The Motor and Equipment Manufacturers Association (Mema), said it was opposed to a 25% tariff on goods from Mexico and Canada “which will place additional pressure on the supplier industry and impede the ability of supplier companies to grow, invest, and operate their businesses”.

The association said the tariffs would have severe consequences for the US vehicle supplier industry, jeopardising US jobs, increasing costs for consumers and “undermining the highly integrated North American supply chain that is critical to US competitiveness”.

Jay Timmons, president and CEO of the National Association of Manufacturers, added his voice to the concerns and said the 25% tariff on Canada and Mexico “threatens to upend the very supply chains that have made US manufacturing more competitive globally”. He said the effects will be severe, particularly for small and medium-sized manufacturers “that lack the flexibility and capital to rapidly find alternative suppliers or absorb skyrocketing energy costs”.

Impact on cross border logistics 
With regard to the high-volume trade in automotive parts cross-border, the immediate impact of the tariffs is not likely to be disrupted, according to Mike Short, president of global forwarding at logistics provider, CH Robinson.

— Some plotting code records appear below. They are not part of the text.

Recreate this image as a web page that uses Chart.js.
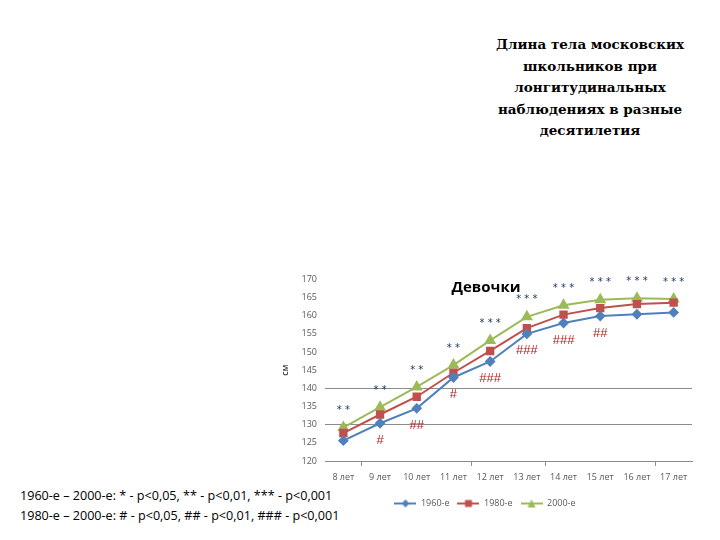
<!DOCTYPE html>
<html>
<head>
<meta charset="utf-8">
<script src="https://cdn.jsdelivr.net/npm/chart.js@4.4.1/dist/chart.umd.min.js"></script>
<style>
    body { margin: 0; width: 720px; height: 540px; background: #fff; position: relative; overflow: hidden; }
    #title {
        position: absolute; left: 470px; top: 34px; width: 240px;
        text-align: center; font-family: "DejaVu Serif", serif; font-weight: bold;
        font-size: 13.5px; line-height: 21.5px; color: #000;
    }
    #notes {
        position: absolute; left: 20px; top: 486px;
        font-family: "Open Sans", sans-serif; font-size: 12.6px; line-height: 20px; color: #000;
    }
    #wrap { position: absolute; left: 278px; top: 266px; width: 424px; height: 252px; }
</style>
</head>
<body>
<div id="title">Длина тела московских<br>школьников при<br>лонгитудинальных<br>наблюдениях в разные<br>десятилетия</div>
<div id="notes">1960-е – 2000-е: * - p&lt;0,05, ** - p&lt;0,01, *** - p&lt;0,001<br>1980-е – 2000-е: # - p&lt;0,05, ## - p&lt;0,01, ### - p&lt;0,001</div>
<div id="wrap"><canvas id="chart"></canvas></div>
<script>
// Ages (categories)
const ages = ['8 лет', '9 лет', '10 лет', '11 лет', '12 лет', '13 лет', '14 лет', '15 лет', '16 лет', '17 лет'];

// Body length, cm
const height1960 = [125.6, 130.4, 134.5, 143.0, 147.4, 155.0, 158.0, 159.9, 160.4, 160.9];
const height1980 = [127.7, 132.8, 137.7, 144.3, 150.3, 156.6, 160.3, 162.1, 163.2, 163.6];
const height2000 = [129.2, 134.8, 140.4, 146.4, 153.2, 159.7, 162.9, 164.4, 164.8, 164.6];

// Significance marks
const starMarks = ['* *', '* *', '* *', '* *', '* * *', '* * *', '* * *', '* * *', '* * *', '* * *'];
const hashMarks = ['', '#', '##', '#', '###', '###', '###', '##', '', ''];

const yTicks = [120, 125, 130, 135, 140, 145, 150, 155, 160, 165, 170];

const BLUE = '#4F81BD', RED = '#C0504D', GREEN = '#9BBB59';

// little "line + marker" picture for the legend
function legendIcon(color, shape) {
    const c = document.createElement('canvas');
    c.width = 22; c.height = 10;
    const g = c.getContext('2d');
    g.strokeStyle = color; g.fillStyle = color; g.lineWidth = 2;
    g.beginPath(); g.moveTo(0, 5); g.lineTo(22, 5); g.stroke();
    g.beginPath();
    if (shape === 'rectRot') { g.moveTo(11, 1); g.lineTo(15, 5); g.lineTo(11, 9); g.lineTo(7, 5); }
    else if (shape === 'rect') { g.rect(7.5, 1.5, 7, 7); }
    else { g.moveTo(11, 1); g.lineTo(15, 9); g.lineTo(7, 9); }
    g.closePath(); g.fill();
    return c;
}

const marksPlugin = {
    id: 'marks',
    afterDatasetsDraw(chart) {
        const ctx = chart.ctx;
        const x = chart.scales.x, y = chart.scales.y;
        ctx.save();
        ctx.textAlign = 'center';
        ctx.textBaseline = 'middle';
        ages.forEach((a, i) => {
            const px = x.getPixelForValue(i);
            ctx.fillStyle = '#1F3864';
            ctx.font = '10px "DejaVu Sans"';
            ctx.fillText(starMarks[i], px, y.getPixelForValue(height2000[i]) - 17);
            ctx.fillStyle = '#B22222';
            ctx.font = '13px "Liberation Sans"';
            ctx.fillText(hashMarks[i], px, y.getPixelForValue(height1960[i]) + 17);
        });
        // chart title inside plot
        const area = chart.chartArea;
        ctx.fillStyle = '#000';
        ctx.font = 'bold 15px "Open Sans"';
        ctx.fillText('Девочки', area.left + 161, area.top + 8);
        ctx.restore();
    }
};

const tickSpots = [1, 4, 6, 9];

new Chart(document.getElementById('chart'), {
    type: 'line',
    data: {
        labels: ages,
        datasets: [
            { label: '1960-е', data: height1960, borderColor: BLUE, backgroundColor: BLUE,
              pointStyle: 'rectRot', pointRadius: 4, borderWidth: 2, icon: legendIcon(BLUE, 'rectRot') },
            { label: '1980-е', data: height1980, borderColor: RED, backgroundColor: RED,
              pointStyle: 'rect', pointRadius: 4.5, borderWidth: 2, icon: legendIcon(RED, 'rect') },
            { label: '2000-е', data: height2000, borderColor: GREEN, backgroundColor: GREEN,
              pointStyle: 'triangle', pointRadius: 5, borderWidth: 2, icon: legendIcon(GREEN, 'triangle') }
        ]
    },
    options: {
        responsive: true,
        maintainAspectRatio: false,
        animation: false,
        layout: { padding: { top: 10, right: 10, bottom: 0, left: 0 } },
        scales: {
            x: {
                offset: true,
                grid: {
                    offset: true,
                    drawOnChartArea: false,
                    tickLength: 5,
                    color: ctx => tickSpots.includes(ctx.index) ? '#8c8c8c' : 'rgba(0,0,0,0)'
                },
                border: { display: true, color: '#8c8c8c', width: 1 },
                ticks: { color: '#595959', font: { size: 9, family: 'Open Sans' }, maxRotation: 0, autoSkip: false, padding: 6 },
                afterFit: s => { s.height = 30; }
            },
            y: {
                min: 120, max: 170,
                afterBuildTicks: s => { s.ticks = yTicks.map(v => ({ value: v })); },
                grid: {
                    drawTicks: false,
                    color: ctx => (ctx.tick.value === 130 || ctx.tick.value === 140) ? '#8c8c8c' : 'rgba(0,0,0,0)'
                },
                border: { display: false },
                ticks: { color: '#595959', font: { size: 9, family: 'Open Sans' }, padding: 8 },
                title: { display: true, text: 'см', color: '#000', font: { size: 9, family: 'Open Sans' }, padding: 2 },
                afterFit: s => { s.width = 47; }
            }
        },
        plugins: {
            legend: {
                position: 'bottom',
                labels: {
                    color: '#595959',
                    font: { size: 9, family: 'Open Sans' },
                    usePointStyle: true,
                    pointStyleWidth: 22,
                    padding: 8,
                    generateLabels: chart => chart.data.datasets.map((d, i) => ({
                        text: d.label, pointStyle: d.icon, fillStyle: d.borderColor,
                        strokeStyle: d.borderColor, fontColor: '#595959', datasetIndex: i, hidden: false
                    }))
                }
            },
            tooltip: { enabled: false }
        }
    },
    plugins: [marksPlugin]
});
</script>
</body>
</html>
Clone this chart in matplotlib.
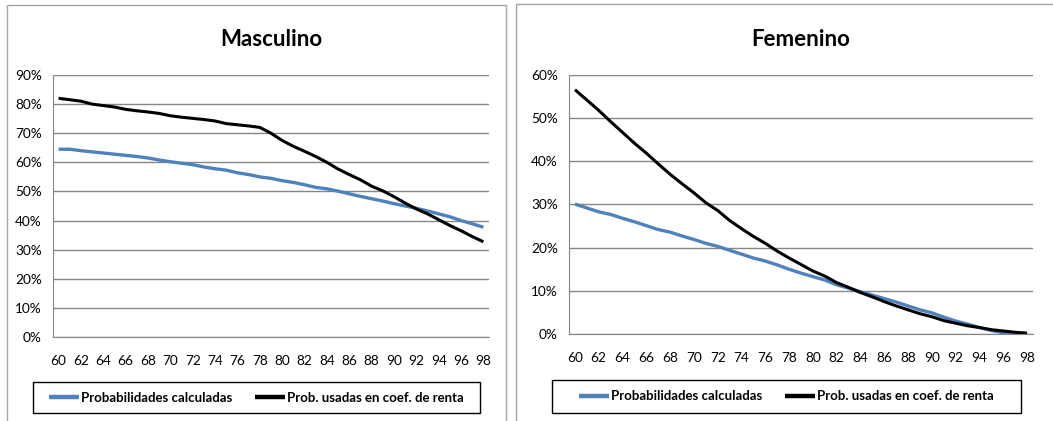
import numpy as np
import matplotlib
matplotlib.use("Agg")
import matplotlib.pyplot as plt
from matplotlib.patches import Rectangle
from matplotlib.ticker import FuncFormatter

plt.rcParams['font.family'] = ['Lato', 'DejaVu Sans']

# Ages on the category axis
ages = list(range(60, 99))
tick_labels = [str(a) for a in ages[::2]]

# Masculino (%)
masc_calc = [64.5, 64.5, 64.0, 63.6, 63.2, 62.8, 62.4, 62.0, 61.5, 60.8,
             60.2, 59.7, 59.2, 58.4, 57.8, 57.3, 56.4, 55.8, 55.0, 54.5,
             53.7, 53.1, 52.3, 51.4, 50.9, 50.1, 49.2, 48.3, 47.5, 46.7,
             45.8, 45.0, 44.2, 43.3, 42.3, 41.3, 40.0, 38.9, 37.7]
masc_coef = [82.0, 81.5, 81.0, 80.0, 79.5, 79.0, 78.2, 77.7, 77.3, 76.8,
             76.0, 75.5, 75.1, 74.7, 74.2, 73.3, 72.9, 72.5, 72.0, 70.0,
             67.5, 65.5, 63.8, 62.0, 60.0, 57.7, 55.8, 54.0, 51.8, 50.2,
             48.2, 46.0, 44.0, 42.3, 40.3, 38.3, 36.5, 34.5, 32.7]

# Femenino (%)
fem_calc = [30.1, 29.2, 28.3, 27.7, 26.8, 26.0, 25.1, 24.2, 23.6, 22.7,
            21.9, 21.0, 20.3, 19.4, 18.5, 17.6, 16.9, 16.0, 15.0, 14.1,
            13.3, 12.5, 11.4, 10.6, 9.8, 9.0, 8.2, 7.4, 6.5, 5.6,
            4.9, 3.9, 3.0, 2.3, 1.5, 0.8, 0.3, 0.1, 0.0]
fem_coef = [56.6, 54.2, 51.8, 49.2, 46.7, 44.2, 41.9, 39.4, 37.0, 34.8,
            32.7, 30.4, 28.6, 26.3, 24.4, 22.6, 21.0, 19.2, 17.6, 16.1,
            14.6, 13.4, 11.9, 10.8, 9.6, 8.6, 7.5, 6.5, 5.6, 4.7,
            4.0, 3.1, 2.5, 1.9, 1.5, 1.0, 0.7, 0.4, 0.2]

label_calc = 'Probabilidades calculadas'
label_coef = 'Prob. usadas en coef. de renta'

BLUE = '#4F81BD'
GRID = '#868686'

W, H = 1053, 421
fig = plt.figure(figsize=(W / 100, H / 100), dpi=100)


def px_axes(x0, y0, x1, y1):
    return fig.add_axes([x0 / W, 1 - y1 / H, (x1 - x0) / W, (y1 - y0) / H])


def px_rect(x0, y0, x1, y1, color):
    fig.patches.append(Rectangle((x0 / W, 1 - y1 / H), (x1 - x0) / W, (y1 - y0) / H,
                                 transform=fig.transFigure, fill=False,
                                 edgecolor=color, linewidth=1.0))


def panel(rect, box, title, calc, coef, ymax, legend_box):
    # chart area border
    px_rect(*box, '#A6A6A6')
    ax = px_axes(*rect)
    x = np.arange(len(ages))
    ax.plot(x, calc, color=BLUE, linewidth=2.4, label=label_calc, solid_capstyle='butt')
    ax.plot(x, coef, color='black', linewidth=2.2, label=label_coef, solid_capstyle='butt')
    ax.set_xlim(-0.5, len(ages) - 0.5)
    ax.set_ylim(0, ymax)
    ax.set_yticks(np.arange(0, ymax + 1, 10))
    ax.yaxis.set_major_formatter(FuncFormatter(lambda v, p: f"{v:.0f}%"))
    ax.set_xticks(x[::2])
    ax.set_xticklabels(tick_labels)
    ax.tick_params(axis='both', length=0, labelsize=9.8, colors='black')
    ax.tick_params(axis='x', pad=13)
    ax.tick_params(axis='y', pad=8)
    ax.yaxis.grid(True, color=GRID, linewidth=1.0)
    ax.set_axisbelow(True)
    for s in ['top', 'right']:
        ax.spines[s].set_visible(False)
    for s in ['left', 'bottom']:
        ax.spines[s].set_color(GRID)
    ax.set_title(title, fontsize=16, fontweight='bold', pad=21)

    # legend frame drawn separately, entries centred inside it
    lx0, ly0, lx1, ly1 = legend_box
    px_rect(lx0, ly0, lx1, ly1, 'black')
    leg = fig.legend(*ax.get_legend_handles_labels(), ncol=2, loc='center',
                     bbox_to_anchor=((lx0 + lx1) / 2 / W, 1 - (ly0 + ly1) / 2 / H),
                     frameon=False, prop={'size': 9.5, 'weight': 'bold'},
                     handlelength=2.3, handletextpad=0.15, columnspacing=1.7,
                     borderaxespad=0, borderpad=0)
    for h in leg.get_lines():
        h.set_linewidth(3.2)
    return ax


panel((53, 75, 489, 337), (7, 5, 506, 430), 'Masculino', masc_calc, masc_coef, 90,
      (33, 382, 480, 413))
panel((569, 75, 1033, 334), (516, 4, 1060, 430), 'Femenino', fem_calc, fem_coef, 60,
      (552, 380, 1021, 413))

fig.savefig('out.png', dpi=100)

“Even with the new tariffs, the industry likely won’t see immediate volume shifts from the impacted countries,” he told Automotive Logistics. “Freight still needs to move, production lines still need to run and consumers still expect full shelves. Companies can’t simply flip a switch and move operations.”

Short said the automotive industry accounted for a large amount of Mexico-US cross-border freight but altering production lines took years of planning, though he said shippers were likely to be cautious about new orders in the first few days after the tariffs are implemented to gauge if they are temporary or long term.

Short said that CH Robinson is taking several measures to assist shippers, focusing most immediately on compliance and cost savings. He said shippers need to firstly consider actions to stay compliant, such as potentially increasing their customs bond. They also need to find compensating cost savings in other parts of the supply chain.

“We’re reminding shippers that costs can increase at various points in the supply chain, from sourcing to final mile, so there are also opportunities for cost conservation across the different areas of a life of a shipment,” said Short.

In an advisory that CH Robinson issued to customers it said duty drawback will not be allowed on goods subject to the tariffs, nor will they qualify for duty-free treatment under the de minimis threshold rule.